> [GIVEN TASK] Gather every line from the entries below that includes "script".

> [SUPPLIED DATA]
╭──

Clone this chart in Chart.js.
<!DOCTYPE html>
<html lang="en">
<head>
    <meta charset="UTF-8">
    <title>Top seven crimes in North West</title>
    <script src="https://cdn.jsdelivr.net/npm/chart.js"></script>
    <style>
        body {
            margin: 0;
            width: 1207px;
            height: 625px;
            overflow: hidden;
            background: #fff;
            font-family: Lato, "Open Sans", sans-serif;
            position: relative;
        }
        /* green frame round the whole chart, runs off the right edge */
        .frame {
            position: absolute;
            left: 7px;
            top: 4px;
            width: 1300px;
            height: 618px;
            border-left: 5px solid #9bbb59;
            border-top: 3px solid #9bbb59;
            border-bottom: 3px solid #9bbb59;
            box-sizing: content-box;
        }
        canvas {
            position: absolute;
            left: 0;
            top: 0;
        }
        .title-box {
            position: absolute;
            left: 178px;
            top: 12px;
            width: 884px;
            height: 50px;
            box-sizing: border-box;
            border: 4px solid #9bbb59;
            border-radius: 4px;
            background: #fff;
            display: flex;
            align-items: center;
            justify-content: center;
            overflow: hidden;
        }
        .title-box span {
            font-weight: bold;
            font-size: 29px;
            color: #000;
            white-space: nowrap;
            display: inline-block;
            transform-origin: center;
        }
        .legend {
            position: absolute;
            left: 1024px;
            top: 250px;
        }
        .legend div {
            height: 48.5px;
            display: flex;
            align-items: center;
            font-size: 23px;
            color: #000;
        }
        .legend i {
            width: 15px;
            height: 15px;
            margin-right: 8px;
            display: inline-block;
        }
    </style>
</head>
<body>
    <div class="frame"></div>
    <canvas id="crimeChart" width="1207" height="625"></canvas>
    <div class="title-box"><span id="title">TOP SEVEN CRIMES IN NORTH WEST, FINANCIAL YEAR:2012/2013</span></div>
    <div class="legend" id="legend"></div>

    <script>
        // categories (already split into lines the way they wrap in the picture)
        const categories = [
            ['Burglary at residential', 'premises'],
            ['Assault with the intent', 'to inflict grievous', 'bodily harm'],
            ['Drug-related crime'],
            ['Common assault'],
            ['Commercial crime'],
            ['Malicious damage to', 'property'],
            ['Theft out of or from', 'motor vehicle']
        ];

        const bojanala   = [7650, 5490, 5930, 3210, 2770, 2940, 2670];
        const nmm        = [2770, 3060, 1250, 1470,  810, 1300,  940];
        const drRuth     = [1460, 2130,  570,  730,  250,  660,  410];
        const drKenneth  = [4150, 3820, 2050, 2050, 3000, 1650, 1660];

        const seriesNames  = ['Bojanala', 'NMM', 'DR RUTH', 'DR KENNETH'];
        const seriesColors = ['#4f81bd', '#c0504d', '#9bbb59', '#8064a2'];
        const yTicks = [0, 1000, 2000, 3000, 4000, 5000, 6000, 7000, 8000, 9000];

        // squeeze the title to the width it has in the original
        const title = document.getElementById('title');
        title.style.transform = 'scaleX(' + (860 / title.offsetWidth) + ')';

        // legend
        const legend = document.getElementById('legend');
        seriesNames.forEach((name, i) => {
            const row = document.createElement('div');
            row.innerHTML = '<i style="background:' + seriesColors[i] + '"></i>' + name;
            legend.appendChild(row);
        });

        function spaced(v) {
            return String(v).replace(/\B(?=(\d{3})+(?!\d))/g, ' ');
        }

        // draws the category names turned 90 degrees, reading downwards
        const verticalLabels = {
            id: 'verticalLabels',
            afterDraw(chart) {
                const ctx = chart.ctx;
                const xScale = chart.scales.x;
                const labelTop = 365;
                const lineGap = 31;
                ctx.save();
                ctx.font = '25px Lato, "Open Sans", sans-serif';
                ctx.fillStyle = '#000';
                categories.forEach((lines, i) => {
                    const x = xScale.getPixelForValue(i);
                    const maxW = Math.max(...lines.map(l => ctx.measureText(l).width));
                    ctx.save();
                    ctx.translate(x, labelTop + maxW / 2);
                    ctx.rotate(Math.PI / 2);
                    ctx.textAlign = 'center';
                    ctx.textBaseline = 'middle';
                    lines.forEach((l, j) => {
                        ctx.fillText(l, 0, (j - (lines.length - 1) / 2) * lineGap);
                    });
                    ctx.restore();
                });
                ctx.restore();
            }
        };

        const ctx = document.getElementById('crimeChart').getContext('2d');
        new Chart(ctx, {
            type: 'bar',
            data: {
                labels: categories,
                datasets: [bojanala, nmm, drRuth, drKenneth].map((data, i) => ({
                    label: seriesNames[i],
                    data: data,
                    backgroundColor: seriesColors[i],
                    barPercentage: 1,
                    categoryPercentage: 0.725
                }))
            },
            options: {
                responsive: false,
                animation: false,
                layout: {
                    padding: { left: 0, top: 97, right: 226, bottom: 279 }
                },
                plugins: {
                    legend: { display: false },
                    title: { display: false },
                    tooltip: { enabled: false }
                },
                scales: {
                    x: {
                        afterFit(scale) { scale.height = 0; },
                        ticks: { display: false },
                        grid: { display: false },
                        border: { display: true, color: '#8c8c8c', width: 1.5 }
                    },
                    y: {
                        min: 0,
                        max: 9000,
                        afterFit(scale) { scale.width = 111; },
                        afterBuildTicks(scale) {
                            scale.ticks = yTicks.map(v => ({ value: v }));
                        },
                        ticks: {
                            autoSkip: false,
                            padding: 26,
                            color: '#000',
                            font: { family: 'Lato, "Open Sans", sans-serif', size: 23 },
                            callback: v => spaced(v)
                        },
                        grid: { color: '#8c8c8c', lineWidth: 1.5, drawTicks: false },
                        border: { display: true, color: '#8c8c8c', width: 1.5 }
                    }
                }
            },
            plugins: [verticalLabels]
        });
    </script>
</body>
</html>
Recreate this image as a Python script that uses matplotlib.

╰──

> [RESULT OF THE TASK]
    <script src="https://cdn.jsdelivr.net/npm/chart.js"></script>
    <script>
    </script>
Recreate this image as a Python script that uses matplotlib.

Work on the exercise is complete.